#### Data in this exercise

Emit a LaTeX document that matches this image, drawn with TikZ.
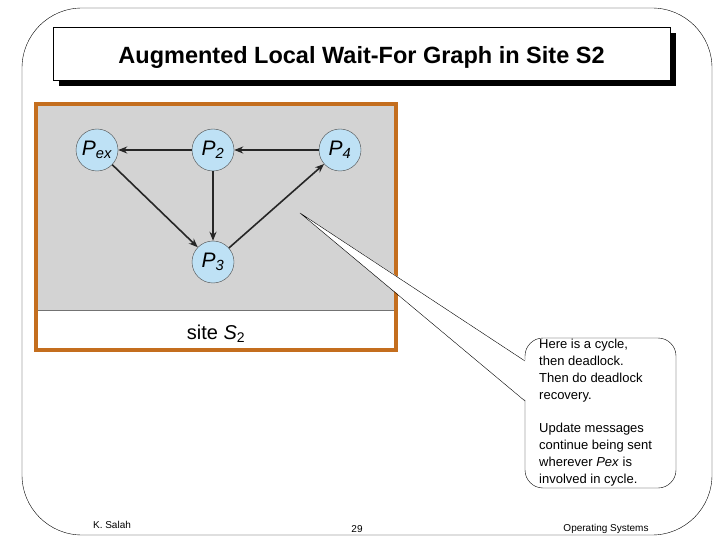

* * *

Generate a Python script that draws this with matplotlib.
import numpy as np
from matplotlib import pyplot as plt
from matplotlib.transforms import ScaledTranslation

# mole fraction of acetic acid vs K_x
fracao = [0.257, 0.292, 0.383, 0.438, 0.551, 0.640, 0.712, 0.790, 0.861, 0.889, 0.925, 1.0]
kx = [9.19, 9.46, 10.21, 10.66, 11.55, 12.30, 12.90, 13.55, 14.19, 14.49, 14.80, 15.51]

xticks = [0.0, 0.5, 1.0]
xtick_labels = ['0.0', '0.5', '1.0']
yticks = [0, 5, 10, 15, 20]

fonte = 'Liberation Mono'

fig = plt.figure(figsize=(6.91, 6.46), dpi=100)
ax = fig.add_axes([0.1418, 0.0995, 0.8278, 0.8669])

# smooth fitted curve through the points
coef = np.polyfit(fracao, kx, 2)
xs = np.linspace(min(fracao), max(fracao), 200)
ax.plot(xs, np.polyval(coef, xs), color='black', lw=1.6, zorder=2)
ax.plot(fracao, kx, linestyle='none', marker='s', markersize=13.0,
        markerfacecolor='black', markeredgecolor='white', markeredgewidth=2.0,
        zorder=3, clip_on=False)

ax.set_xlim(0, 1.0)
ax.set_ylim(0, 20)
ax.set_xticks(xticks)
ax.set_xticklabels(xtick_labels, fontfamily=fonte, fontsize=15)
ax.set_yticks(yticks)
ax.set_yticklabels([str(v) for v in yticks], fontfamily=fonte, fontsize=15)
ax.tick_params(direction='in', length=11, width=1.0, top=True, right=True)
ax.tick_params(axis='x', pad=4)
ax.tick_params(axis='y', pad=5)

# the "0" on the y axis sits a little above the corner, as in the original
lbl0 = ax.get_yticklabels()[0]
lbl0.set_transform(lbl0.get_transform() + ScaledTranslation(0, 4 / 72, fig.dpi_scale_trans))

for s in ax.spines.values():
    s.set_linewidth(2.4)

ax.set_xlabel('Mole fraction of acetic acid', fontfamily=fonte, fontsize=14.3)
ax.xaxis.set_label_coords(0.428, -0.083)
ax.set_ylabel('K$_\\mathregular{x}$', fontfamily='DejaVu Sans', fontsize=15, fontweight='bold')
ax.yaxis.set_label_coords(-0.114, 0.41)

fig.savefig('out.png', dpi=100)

#### To do
Begin at the line containing "Generate a Python", end at the line containing "from matplotlib.transforms import", and reproduce every line in that range exactly, both ends included.

#### Finished answer
Generate a Python script that draws this with matplotlib.
import numpy as np
from matplotlib import pyplot as plt
from matplotlib.transforms import ScaledTranslation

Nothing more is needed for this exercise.